• **Short problem**: Wherever the word "this" appears in a line, extract that line.

• **Entries supplied**:
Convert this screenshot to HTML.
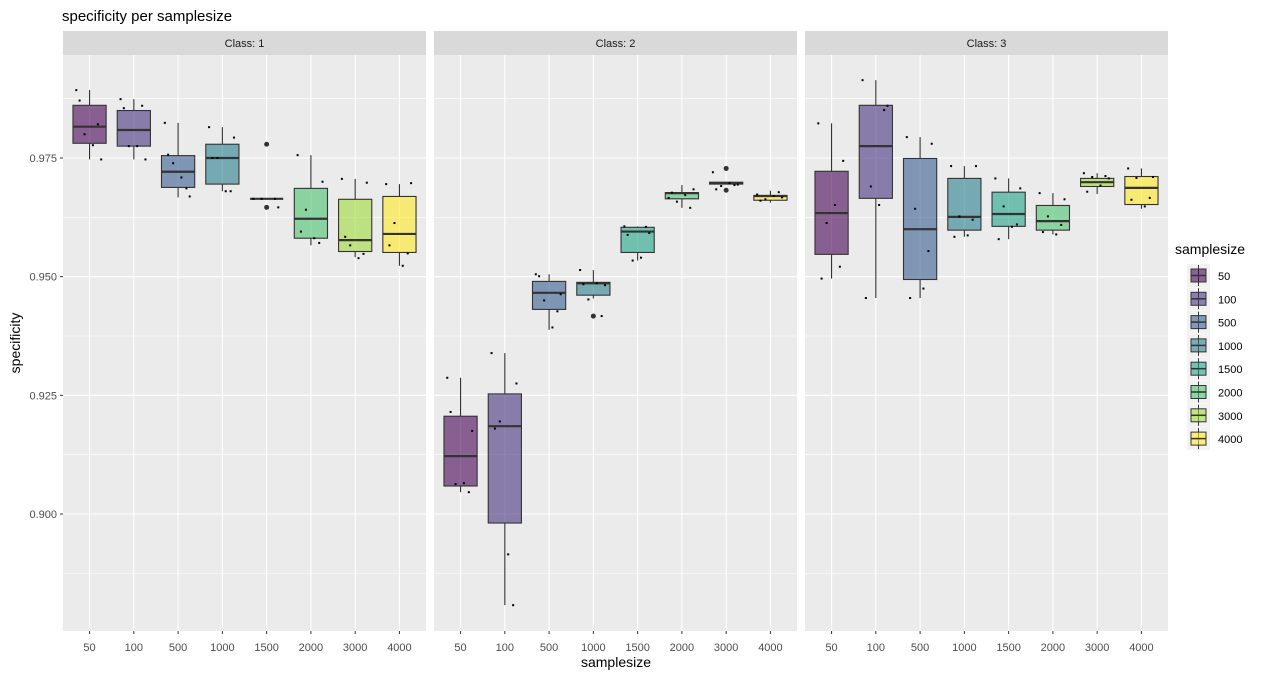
* * *
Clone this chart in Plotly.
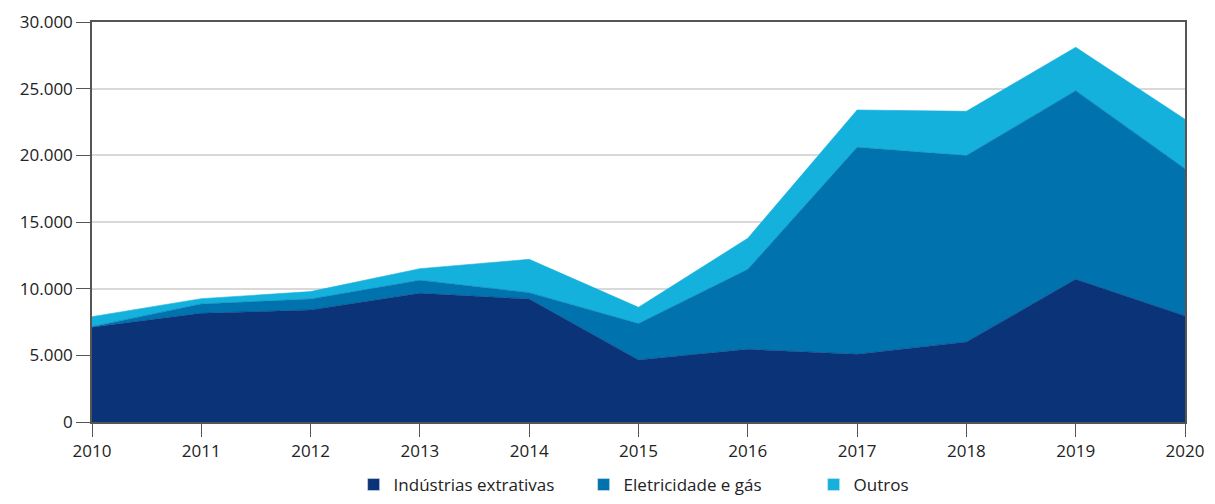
...
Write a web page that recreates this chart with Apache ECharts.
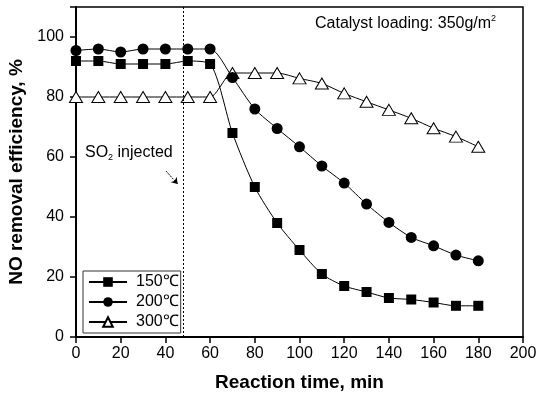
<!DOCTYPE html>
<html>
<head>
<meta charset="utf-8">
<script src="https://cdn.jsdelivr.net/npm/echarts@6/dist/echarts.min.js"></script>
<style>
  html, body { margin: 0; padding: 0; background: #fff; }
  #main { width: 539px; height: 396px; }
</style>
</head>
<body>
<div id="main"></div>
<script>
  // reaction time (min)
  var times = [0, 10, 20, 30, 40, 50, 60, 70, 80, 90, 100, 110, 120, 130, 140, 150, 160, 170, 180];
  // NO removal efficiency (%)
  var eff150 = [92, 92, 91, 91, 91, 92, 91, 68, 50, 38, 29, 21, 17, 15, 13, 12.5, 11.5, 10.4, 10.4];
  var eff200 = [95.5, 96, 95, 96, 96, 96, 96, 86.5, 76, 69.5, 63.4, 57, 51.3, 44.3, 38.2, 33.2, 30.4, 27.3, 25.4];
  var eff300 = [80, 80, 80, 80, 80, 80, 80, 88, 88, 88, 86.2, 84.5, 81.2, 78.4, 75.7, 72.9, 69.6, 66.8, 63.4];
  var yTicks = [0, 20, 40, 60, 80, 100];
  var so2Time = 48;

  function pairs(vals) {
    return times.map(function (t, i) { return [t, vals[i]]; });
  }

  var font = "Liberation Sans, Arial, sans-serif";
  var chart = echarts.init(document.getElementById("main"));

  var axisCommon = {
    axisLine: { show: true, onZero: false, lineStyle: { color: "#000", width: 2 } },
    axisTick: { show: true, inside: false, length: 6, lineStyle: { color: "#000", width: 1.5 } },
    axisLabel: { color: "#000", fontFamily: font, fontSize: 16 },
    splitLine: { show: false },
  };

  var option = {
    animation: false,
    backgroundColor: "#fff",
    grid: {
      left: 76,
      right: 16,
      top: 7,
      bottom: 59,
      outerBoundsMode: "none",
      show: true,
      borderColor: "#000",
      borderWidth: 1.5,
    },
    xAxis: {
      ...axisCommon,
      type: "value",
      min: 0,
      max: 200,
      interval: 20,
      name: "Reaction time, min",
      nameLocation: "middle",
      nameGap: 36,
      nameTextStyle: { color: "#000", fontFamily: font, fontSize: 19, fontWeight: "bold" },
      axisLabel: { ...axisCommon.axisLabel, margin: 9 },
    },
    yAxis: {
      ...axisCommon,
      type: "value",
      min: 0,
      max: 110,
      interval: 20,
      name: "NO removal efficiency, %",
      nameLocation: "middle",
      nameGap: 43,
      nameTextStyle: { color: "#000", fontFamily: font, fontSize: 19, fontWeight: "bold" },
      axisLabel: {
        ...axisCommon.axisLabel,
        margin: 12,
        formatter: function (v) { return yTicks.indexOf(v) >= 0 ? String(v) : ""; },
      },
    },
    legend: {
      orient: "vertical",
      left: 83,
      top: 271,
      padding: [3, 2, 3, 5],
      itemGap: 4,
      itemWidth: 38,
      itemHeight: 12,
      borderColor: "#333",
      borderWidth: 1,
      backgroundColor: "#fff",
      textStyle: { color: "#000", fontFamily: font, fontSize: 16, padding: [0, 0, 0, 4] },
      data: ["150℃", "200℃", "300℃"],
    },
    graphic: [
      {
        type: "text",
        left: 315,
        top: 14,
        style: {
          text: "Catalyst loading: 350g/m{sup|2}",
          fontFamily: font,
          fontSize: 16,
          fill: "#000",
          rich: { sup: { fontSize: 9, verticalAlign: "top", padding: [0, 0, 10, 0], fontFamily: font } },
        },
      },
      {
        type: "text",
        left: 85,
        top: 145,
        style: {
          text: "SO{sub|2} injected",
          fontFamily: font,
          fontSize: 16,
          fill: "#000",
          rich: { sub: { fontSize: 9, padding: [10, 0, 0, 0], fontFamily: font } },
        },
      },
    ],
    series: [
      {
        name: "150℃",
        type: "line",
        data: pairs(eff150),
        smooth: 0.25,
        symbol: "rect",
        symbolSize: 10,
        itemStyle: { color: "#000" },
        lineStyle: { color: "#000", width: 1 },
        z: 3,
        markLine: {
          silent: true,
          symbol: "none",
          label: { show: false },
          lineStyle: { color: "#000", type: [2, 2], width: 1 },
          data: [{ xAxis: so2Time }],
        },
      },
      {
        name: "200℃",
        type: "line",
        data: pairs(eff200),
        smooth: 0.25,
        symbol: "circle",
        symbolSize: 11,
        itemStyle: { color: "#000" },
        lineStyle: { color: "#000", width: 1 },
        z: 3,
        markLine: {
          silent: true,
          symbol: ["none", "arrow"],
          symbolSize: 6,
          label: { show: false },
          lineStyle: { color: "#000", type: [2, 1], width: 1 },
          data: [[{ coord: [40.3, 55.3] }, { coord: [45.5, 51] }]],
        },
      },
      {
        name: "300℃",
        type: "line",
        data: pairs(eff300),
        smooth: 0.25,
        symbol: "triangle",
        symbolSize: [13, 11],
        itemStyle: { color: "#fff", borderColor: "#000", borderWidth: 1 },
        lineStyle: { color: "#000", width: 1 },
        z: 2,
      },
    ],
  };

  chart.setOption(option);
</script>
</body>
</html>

• **Worked solution**:
Convert this screenshot to HTML.
Clone this chart in Plotly.
Write a web page that recreates this chart with Apache ECharts.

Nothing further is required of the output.